29 March 2017

International experts praises UAE’s anti-trafficking efforts


During the 2nd day of the forum, the first panel titled “Vulnerable Communities: The victim, the perpetrator, the justice” highlighted the importance of Interpol?s Vulnerable Communities, VCO, project, funded by the UAE via the Interpol Foundation, which aims to strengthen global cooperation and enhance law enforcement capacity to disrupt the criminal networks responsible for migrant smuggling, human trafficking and online child exploitation.
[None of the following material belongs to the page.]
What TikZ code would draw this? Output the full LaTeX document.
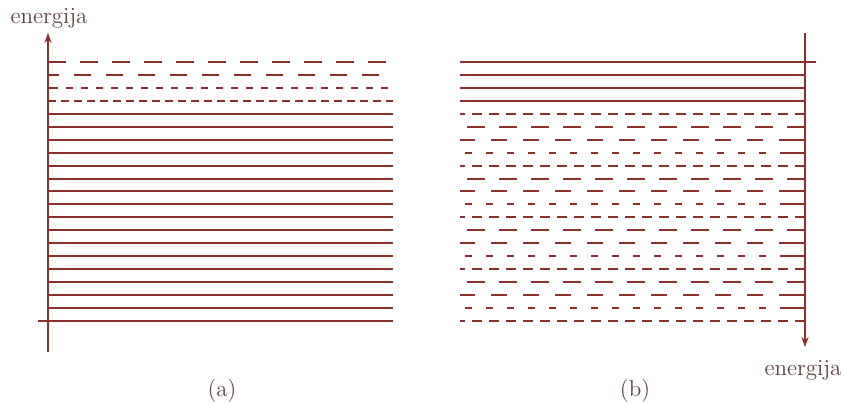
\documentclass[tikz,border=0pt]{standalone}
\usetikzlibrary{arrows.meta}
\definecolor{lvl}{RGB}{140,48,42}
\definecolor{txt}{RGB}{95,66,64}
\tikzset{
  lev/.style={draw=lvl, line width=0.8pt},
  axisln/.style={draw=lvl, line width=0.85pt, -{Stealth[length=5pt,width=3.6pt]}},
  lab/.style={text=txt, font=\fontsize{11.5}{13}\selectfont, inner sep=0pt, anchor=base},
  pA/.style={dash pattern=on 5pt off 3.5pt},
  pB/.style={dash pattern=on 9pt off 7pt},
  pC/.style={dash pattern=on 8pt off 8pt, dash phase=4pt},
  pD/.style={dash pattern=on 3.5pt off 7pt},
}
\begin{document}
\begin{tikzpicture}[x=0.5pt,y=-0.5pt]
\useasboundingbox (0,0) rectangle (844,402);
% ---------- panel (a)
\coordinate (aBot) at (48,352);
\coordinate (aTop) at (48,33);
\draw[axisln] (aBot) -- (aTop);
\node[lab] (ela) at (49,23) {energija};
\node[lab] (capa) at (222,396) {(a)};
% dashed upper levels
\coordinate (a0l) at (48,62);  \coordinate (a0r) at (393,62);
\coordinate (a1l) at (48,75);  \coordinate (a1r) at (393,75);
\coordinate (a1s) at (58,75);
\coordinate (a2l) at (48,88);  \coordinate (a2r) at (393,88);
\coordinate (a2s) at (58,88);
\coordinate (a3l) at (48,101); \coordinate (a3r) at (393,101);
\draw[lev, dash pattern=on 9pt off 7pt] (a0l) -- (a0r);
\draw[lev] (a1l) -- (a1s);
\draw[lev, dash pattern=on 8.5pt off 7.5pt, dash phase=-8pt] (a1s) -- (a1r);
\draw[lev] (a2l) -- (a2s);
\draw[lev, dash pattern=on 3.5pt off 4pt, dash phase=-4pt] (a2s) -- (a2r);
\draw[lev, dash pattern=on 4pt off 2.5pt] (a3l) -- (a3r);
% solid levels
\foreach \i in {4,...,19} {
  \pgfmathtruncatemacro\yy{round(62+\i*12.95)}
  \coordinate (al\i) at (48,\yy);
  \coordinate (ar\i) at (393,\yy);
  \draw[lev] (al\i) -- (ar\i);
}
\coordinate (al20) at (38,321);
\coordinate (ar20) at (393,321);
\draw[lev] (al20) -- (ar20);
% ---------- panel (b)
\coordinate (bTop) at (805,33);
\coordinate (bBot) at (805,347);
\draw[axisln] (bTop) -- (bBot);
\node[lab] (elb) at (803,375) {energija};
\node[lab] (capb) at (635,396) {(b)};
% solid upper levels
\coordinate (b0l) at (460,62); \coordinate (b0r) at (816,62);
\draw[lev] (b0l) -- (b0r);
\foreach \i in {1,2,3} {
  \pgfmathtruncatemacro\yy{round(62+\i*12.95)}
  \coordinate (bl\i) at (460,\yy);
  \coordinate (br\i) at (805,\yy);
  \draw[lev] (bl\i) -- (br\i);
}
% dashed lower levels (pattern A B C D repeating), drawn from the axis leftwards
\foreach \i in {4,...,20} {
  \pgfmathtruncatemacro\yy{round(62+\i*12.95)}
  \pgfmathtruncatemacro\k{mod(\i,4)}
  \coordinate (bl\i) at (460,\yy);
  \coordinate (br\i) at (805,\yy);
  \coordinate (bs\i) at (787,\yy);
  \ifcase\k
    \draw[lev, pA] (br\i) -- (bl\i);
  \or
    \draw[lev, pB] (br\i) -- (bl\i);
  \or
    \draw[lev] (br\i) -- (bs\i);
    \draw[lev, pC] (bs\i) -- (bl\i);
  \or
    \draw[lev] (br\i) -- (bs\i);
    \draw[lev, pD] (bs\i) -- (bl\i);
  \fi
}
\end{tikzpicture}
\end{document}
Commenting on the specific areas to be addressed in combatting human trafficking, Col. Hamad Rashed Al Zaabi, Deputy-Director of Federal Investigation Department at the UAE Ministry of Interior, said that the issue lies in the often-weak defence lines of source countries. Many of the countries where victims are sourced from do not have the adequate infrastructures and preventative measures in place to curb crime.

Al Zaabi added, “Interpol can identify these gaps and provide support to source countries by providing training and preventative tools to use against criminal organisations engaging in human trafficking.” He also urged security officials to cooperate in sharing intelligence about criminal activities and perpetrators.

On the issue of online abuse, Veronica Donoso, Chief Executive Officer of International Association of Internet Hotlines, InHope, highlighted the lack of awareness, adding that there is high demand for online content of this nature and people need to be educated that abuse against children in the online realm is a serious criminal activity. According to Donoso, “The issue can only be tackled through international cooperation. This requires commitment from states and governments to prioritise the fight against online child abuse in the same way that fraud and threats against state infrastructure are prioritised.”

During the next panel discussions centred around illicit drugs titled, “Track the Flows, Find the Hubs, Crack the Business” Nestor Roncaglia, Chief of Argentina Federal Police and Member of Interpol Executive Committee, said that a critical area where international cooperation can help tackle drug trafficking is the exchange of information. A register of criminals, crime incidents and intelligence can be very useful in combatting drug trafficking crime.

On the same note, Lieut. Col. Saeed Al Suwaidi, Director-General of the Anti-Narcotics Federal Directorate-General at the UAE Ministry of Interior, highlighted the pivotal role that private sector organisations play in helping to reveal and curb illicit transactions, as part of public-private sector cooperation. Financial institutions such as banks and foreign exchange houses, in particular, should be involved in the battle against drug trafficking through close cooperation with security and government agencies. Al Suwaidi suggested the creation of an international platform to enable this effort.

The third panel dealt with global threats arising from terrorism and was titled “Counter-Terrorism: Prevent attacks, detect suspects, disrupt networks.” Interpol?s Counter-Terrorism Strategy defines five action streams where Interpol will assist member states: identification of terrorists, travel and mobility, online presence, weapons and materials, and finances.

The panellists from different national and international organisations highlighted their views on the importance of these action streams; how they contribute to the global fight against terrorism and how to improve the international cooperation and was moderated by Patrick Stevens, Director at the Interpol Counter-Terrorism Directorate.

The fourth and final panel of the day was titled “Stolen Motor Vehicle Crime: Pushing Crime off the Road” and discussed vehicle crime, an evolving phenomenon that law enforcement cannot confront alone. Jurisdictional matters, funding priorities, inconsistencies of investigative techniques, willingness to share information, the perceived role of the private sector, and the ever-increasing dilemmas created by the prominence of “connected cars” all contribute to the current barriers faced by national administrations.